Sunday, July 19, 2009

The Avignon Pietà

Title: The Avignon Pietà

Artist: Enguerrand Charonton

Medium: Tempera on wood

Size: 162 x 218 cm

Date: c. 1460

Location: Musée du Louvre, Paris


The Pietà (Italian for pity), where the dead Christ is supported by his grieving mother, is one of the most common themes of late-medieval religious art. This example is one of the most striking depictions, and has been acclaimed as perhaps the greatest masterpiece produced in France in the 15th century.


The curved back form of Christ's body is highly original, and the stark, motionless dignity of the other figures might have been taken from Gothic sculpture. The suffering figure of the Virgin dominates the painting while Christ, a white cloth wrapped across his loins, appears to be floating on her lap. A young St John bends in loving tenderness above him while the clerical donor, portrayed with Netherlandish realism, kneels to the left. On the right the mourning, pitiful figure of St Mary Magdalene completes the diagonal line arching over the Virgin and St John to the donor. The bare background landscape falls away to a horizon broken by the buildings of Jerusalem, with a sky of gold leaf with stamped and incised haloes, borders and inscriptions.

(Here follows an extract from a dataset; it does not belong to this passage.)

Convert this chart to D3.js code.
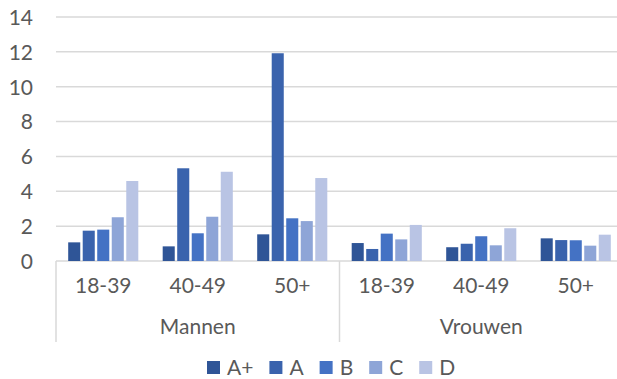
<!DOCTYPE html>
<html><head><meta charset="utf-8">
<script src="https://cdn.jsdelivr.net/npm/d3@7"></script>
<style>html,body{margin:0;padding:0;background:#fff;overflow:hidden}</style>
</head><body>
<svg id="c" width="617" height="379"></svg>
<script>
const groups = ["Mannen", "Vrouwen"];
const ageGroups = ["18-39", "40-49", "50+"];
const series = ["A+", "A", "B", "C", "D"];
const colors = ["#2F5597", "#3A63AD", "#4472C4", "#8EA5D7", "#B9C4E4"];
// values per category (Mannen 18-39, 40-49, 50+, Vrouwen 18-39, 40-49, 50+)
const valAplus = [1.07, 0.84, 1.53, 1.03, 0.79, 1.30];
const valA     = [1.74, 5.32, 11.92, 0.69, 0.99, 1.20];
const valB     = [1.80, 1.59, 2.45, 1.57, 1.42, 1.19];
const valC     = [2.51, 2.54, 2.29, 1.24, 0.90, 0.88];
const valD     = [4.59, 5.12, 4.76, 2.07, 1.88, 1.51];
const yTicks = [0, 2, 4, 6, 8, 10, 12, 14];

const seriesValues = [valAplus, valA, valB, valC, valD];
const cats = [];
groups.forEach(g => ageGroups.forEach(a => cats.push(g + "|" + a)));

const svg = d3.select("#c");
const font = "Lato, 'Noto Sans', sans-serif";
const textColor = "#595959";
const pLeft = 56, pRight = 623, pTop = 17, pBottom = 261;

const x0 = d3.scaleBand().domain(cats).range([pLeft, pRight]).padding(0);
const x1 = d3.scaleBand().domain(series).range([0, x0.bandwidth()]).paddingInner(0.17).paddingOuter(0.84);
const y = d3.scaleLinear().domain([0, 14]).range([pBottom, pTop]);

// gridlines
svg.append("g").selectAll("line").data(yTicks).join("line")
  .attr("x1", pLeft).attr("x2", pRight)
  .attr("y1", d => y(d)).attr("y2", d => y(d))
  .attr("stroke", "#d9d9d9").attr("stroke-width", 1.5);

// y axis labels
const yAxis = d3.axisLeft(y).tickValues(yTicks).tickSize(0).tickPadding(0);
const gy = svg.append("g").attr("transform", "translate(33,0)").call(yAxis);
gy.select(".domain").remove();
gy.selectAll("text").attr("font-family", font).attr("font-size", 21).attr("fill", textColor).attr("dy", "0.35em");

// bars
series.forEach((s, si) => {
  svg.append("g").selectAll("rect").data(cats.map((c, i) => ({c, v: seriesValues[si][i]}))).join("rect")
    .attr("x", d => x0(d.c) + x1(s))
    .attr("width", x1.bandwidth())
    .attr("y", d => y(d.v))
    .attr("height", d => y(0) - y(d.v))
    .attr("fill", colors[si]);
});

// vertical dividers
const divX = [pLeft, x0(cats[3]), pRight];
svg.append("g").selectAll("line").data(divX).join("line")
  .attr("x1", d => d).attr("x2", d => d).attr("y1", pBottom).attr("y2", 342)
  .attr("stroke", "#d9d9d9").attr("stroke-width", 1.5);

// category labels
svg.append("g").selectAll("text").data(cats).join("text")
  .attr("x", d => x0(d) + x0.bandwidth() / 2).attr("y", 286).attr("dy", "0.35em")
  .attr("text-anchor", "middle").attr("font-family", font).attr("font-size", 21).attr("fill", textColor)
  .text(d => d.split("|")[1]);

// group labels
svg.append("g").selectAll("text").data(groups).join("text")
  .attr("x", (g, i) => (x0(cats[i * 3]) + x0(cats[i * 3 + 2]) + x0.bandwidth()) / 2).attr("y", 327).attr("dy", "0.35em")
  .attr("text-anchor", "middle").attr("font-family", font).attr("font-size", 21).attr("fill", textColor)
  .text(d => d);

// legend
const lg = svg.append("g");
let lx = 207;
series.forEach((s, i) => {
  lg.append("rect").attr("x", lx).attr("y", 361).attr("width", 13).attr("height", 13).attr("fill", colors[i]);
  const t = lg.append("text").attr("x", lx + 20).attr("y", 367.5).attr("dy", "0.35em")
    .attr("font-family", font).attr("font-size", 21).attr("fill", textColor).text(s);
  lx += 20 + t.node().getComputedTextLength() + 16;
});
</script>
</body></html>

Its concentrated emotion, dramatic force and religious content make this the supreme manifestation in mediaeval painting of the tragedy of Christ. The Virgin's sorrow is profound and austere, almost unbending; Magdalene's is softer, more womanly. With this work the master enriched French and European painting with one of the finest representations of the Pietà in existence.


Enguerrand Charonton or Quarton (c. 1410, Laon – c. 1466, Avignon) was a French painter and manuscript illuminator whose few surviving works are among the first masterpieces of a distinctively French style, very different from either Italian or Early Netherlandish painting.